▶ Work to do: Using the listing below, set down each line from the line containing "Generate a Python" through the line containing "import seaborn as sns", both ends included, exactly and with nothing added.

Begin Data extract

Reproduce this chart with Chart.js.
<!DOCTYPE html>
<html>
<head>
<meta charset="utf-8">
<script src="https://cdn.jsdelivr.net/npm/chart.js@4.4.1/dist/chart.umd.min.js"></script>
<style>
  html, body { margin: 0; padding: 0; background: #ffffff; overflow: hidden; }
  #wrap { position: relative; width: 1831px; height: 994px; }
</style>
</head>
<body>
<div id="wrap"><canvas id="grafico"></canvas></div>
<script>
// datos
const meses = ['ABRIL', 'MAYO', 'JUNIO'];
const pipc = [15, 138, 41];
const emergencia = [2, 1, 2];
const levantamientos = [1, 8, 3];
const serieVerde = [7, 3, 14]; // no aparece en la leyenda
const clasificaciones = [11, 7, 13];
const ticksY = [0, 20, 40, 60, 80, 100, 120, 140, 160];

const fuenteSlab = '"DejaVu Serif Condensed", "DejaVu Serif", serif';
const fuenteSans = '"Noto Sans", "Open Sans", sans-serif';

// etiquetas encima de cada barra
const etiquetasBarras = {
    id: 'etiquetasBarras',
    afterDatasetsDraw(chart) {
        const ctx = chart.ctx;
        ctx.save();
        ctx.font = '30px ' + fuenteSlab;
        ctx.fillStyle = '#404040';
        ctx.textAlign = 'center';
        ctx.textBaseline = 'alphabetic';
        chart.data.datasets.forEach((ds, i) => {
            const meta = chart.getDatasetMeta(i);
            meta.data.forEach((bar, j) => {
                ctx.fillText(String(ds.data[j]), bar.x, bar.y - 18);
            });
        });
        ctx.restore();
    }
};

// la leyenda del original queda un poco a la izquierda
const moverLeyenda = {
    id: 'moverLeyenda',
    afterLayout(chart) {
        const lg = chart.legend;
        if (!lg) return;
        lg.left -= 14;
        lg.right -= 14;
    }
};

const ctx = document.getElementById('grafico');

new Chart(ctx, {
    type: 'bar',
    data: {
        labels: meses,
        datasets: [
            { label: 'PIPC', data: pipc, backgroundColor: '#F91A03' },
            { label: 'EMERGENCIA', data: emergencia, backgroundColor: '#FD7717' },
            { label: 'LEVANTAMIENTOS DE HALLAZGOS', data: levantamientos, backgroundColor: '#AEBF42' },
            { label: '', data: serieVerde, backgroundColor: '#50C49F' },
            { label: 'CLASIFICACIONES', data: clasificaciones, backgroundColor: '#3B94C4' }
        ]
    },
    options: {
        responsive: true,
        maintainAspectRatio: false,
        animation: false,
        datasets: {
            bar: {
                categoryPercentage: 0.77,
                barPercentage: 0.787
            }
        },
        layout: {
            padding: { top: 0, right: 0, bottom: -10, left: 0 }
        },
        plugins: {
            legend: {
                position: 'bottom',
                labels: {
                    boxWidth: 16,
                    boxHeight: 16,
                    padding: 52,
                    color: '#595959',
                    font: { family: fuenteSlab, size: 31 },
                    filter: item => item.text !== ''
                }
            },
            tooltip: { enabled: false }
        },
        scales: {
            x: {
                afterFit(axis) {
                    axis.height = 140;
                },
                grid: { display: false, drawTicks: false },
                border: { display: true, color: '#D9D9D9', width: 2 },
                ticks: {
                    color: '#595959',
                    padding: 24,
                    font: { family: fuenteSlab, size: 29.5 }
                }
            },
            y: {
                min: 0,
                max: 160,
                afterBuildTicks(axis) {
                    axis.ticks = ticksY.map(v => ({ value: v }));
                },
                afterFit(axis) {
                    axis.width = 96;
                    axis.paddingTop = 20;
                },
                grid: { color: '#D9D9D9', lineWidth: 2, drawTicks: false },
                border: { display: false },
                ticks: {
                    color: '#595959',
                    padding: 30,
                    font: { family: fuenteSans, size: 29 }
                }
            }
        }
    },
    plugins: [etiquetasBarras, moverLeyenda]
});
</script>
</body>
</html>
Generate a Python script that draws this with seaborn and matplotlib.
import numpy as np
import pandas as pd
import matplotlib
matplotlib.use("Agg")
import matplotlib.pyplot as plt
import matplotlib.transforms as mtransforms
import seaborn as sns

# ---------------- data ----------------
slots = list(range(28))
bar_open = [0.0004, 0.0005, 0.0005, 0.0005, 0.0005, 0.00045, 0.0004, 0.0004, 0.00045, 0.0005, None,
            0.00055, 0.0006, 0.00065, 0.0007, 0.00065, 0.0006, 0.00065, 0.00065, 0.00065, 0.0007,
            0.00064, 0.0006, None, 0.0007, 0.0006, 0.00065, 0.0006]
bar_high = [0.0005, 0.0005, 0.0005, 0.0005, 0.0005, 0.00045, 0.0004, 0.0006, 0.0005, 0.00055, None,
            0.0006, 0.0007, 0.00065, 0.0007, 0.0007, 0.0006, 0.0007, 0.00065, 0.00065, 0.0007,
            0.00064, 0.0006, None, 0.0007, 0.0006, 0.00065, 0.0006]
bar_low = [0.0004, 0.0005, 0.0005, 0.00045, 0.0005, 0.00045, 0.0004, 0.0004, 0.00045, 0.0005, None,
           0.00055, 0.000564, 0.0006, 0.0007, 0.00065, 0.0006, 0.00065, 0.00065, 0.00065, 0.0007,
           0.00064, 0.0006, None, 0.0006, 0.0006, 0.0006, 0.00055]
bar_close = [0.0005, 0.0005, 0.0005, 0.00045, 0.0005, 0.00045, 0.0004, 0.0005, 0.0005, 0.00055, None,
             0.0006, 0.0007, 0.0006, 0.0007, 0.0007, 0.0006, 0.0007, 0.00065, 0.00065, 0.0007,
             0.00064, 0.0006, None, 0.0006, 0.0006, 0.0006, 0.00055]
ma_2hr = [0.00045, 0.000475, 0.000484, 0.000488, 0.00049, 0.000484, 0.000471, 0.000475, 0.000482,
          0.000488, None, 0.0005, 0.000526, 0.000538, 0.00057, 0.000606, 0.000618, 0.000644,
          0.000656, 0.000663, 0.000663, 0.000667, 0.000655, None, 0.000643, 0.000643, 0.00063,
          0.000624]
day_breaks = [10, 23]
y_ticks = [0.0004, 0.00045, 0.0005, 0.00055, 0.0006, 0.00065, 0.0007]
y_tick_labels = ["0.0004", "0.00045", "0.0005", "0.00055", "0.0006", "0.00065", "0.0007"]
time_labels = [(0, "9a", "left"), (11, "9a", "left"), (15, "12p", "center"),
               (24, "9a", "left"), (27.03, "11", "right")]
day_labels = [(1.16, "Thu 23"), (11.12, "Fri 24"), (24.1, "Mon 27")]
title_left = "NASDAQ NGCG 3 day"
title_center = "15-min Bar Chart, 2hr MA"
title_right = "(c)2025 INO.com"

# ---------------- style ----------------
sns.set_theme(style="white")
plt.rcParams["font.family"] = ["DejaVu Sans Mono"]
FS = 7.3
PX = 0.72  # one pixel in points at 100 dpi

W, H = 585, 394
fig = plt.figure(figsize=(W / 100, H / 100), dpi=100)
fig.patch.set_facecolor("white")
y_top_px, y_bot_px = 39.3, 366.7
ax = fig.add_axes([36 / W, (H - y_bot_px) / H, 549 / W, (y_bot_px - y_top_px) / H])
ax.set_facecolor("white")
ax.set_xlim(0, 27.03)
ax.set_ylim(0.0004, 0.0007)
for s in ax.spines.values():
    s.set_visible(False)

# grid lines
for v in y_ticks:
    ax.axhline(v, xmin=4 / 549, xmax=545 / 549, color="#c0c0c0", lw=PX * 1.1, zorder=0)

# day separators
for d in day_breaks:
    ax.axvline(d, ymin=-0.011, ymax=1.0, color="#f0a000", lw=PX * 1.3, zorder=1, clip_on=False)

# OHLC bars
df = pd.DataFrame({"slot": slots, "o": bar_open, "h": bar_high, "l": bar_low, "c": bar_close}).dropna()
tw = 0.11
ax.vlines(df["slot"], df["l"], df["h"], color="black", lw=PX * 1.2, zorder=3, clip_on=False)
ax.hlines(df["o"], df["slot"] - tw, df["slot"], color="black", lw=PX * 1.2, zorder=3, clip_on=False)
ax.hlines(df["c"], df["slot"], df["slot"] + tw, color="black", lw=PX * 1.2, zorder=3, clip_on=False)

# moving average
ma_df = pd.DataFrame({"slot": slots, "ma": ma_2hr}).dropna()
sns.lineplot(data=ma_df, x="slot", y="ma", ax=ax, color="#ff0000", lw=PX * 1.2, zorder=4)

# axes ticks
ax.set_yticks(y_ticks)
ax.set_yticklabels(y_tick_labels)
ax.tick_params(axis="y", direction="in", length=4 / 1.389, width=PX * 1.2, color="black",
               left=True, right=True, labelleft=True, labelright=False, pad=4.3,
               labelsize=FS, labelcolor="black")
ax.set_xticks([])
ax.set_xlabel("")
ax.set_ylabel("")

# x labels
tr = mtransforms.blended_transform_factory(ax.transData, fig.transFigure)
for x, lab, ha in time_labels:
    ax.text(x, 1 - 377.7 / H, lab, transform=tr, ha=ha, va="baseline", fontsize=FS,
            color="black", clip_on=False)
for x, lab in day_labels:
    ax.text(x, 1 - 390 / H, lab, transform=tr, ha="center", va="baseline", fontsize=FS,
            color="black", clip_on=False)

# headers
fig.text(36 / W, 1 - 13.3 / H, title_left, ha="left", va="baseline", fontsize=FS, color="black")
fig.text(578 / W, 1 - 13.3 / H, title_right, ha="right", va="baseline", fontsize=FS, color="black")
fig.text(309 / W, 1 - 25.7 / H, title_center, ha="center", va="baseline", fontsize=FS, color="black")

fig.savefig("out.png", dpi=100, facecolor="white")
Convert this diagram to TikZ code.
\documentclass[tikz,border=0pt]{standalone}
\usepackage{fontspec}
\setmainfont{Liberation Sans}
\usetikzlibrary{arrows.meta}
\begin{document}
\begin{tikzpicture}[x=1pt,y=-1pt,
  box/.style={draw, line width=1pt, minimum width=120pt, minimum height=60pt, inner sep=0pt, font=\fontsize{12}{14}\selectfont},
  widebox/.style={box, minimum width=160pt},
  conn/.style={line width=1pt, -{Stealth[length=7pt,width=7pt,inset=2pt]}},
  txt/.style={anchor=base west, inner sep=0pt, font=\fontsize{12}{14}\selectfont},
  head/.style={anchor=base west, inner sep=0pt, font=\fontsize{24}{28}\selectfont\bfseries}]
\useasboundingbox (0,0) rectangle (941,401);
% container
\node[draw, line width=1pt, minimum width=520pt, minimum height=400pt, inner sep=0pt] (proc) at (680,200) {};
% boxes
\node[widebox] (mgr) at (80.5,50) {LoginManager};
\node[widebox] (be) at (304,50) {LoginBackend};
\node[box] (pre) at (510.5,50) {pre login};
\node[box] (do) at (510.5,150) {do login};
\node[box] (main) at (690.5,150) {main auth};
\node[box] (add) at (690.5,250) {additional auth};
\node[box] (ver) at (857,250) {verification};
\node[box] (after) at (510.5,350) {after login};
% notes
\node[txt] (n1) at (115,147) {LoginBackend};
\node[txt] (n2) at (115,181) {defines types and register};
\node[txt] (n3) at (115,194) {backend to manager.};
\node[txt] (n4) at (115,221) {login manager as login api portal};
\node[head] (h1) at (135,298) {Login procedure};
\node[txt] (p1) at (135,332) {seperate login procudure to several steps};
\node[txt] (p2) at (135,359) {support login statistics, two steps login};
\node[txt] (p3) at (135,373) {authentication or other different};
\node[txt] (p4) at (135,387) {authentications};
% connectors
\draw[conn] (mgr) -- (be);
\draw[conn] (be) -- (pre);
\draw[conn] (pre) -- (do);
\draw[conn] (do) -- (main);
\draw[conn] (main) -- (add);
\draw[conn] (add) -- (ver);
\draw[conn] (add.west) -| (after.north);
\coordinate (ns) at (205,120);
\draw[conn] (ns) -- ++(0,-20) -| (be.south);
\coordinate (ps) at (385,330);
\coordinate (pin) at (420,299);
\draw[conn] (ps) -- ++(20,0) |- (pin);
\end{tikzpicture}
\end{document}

End Data extract

▶ Worked answer:
Generate a Python script that draws this with seaborn and matplotlib.
import numpy as np
import pandas as pd
import matplotlib
matplotlib.use("Agg")
import matplotlib.pyplot as plt
import matplotlib.transforms as mtransforms
import seaborn as sns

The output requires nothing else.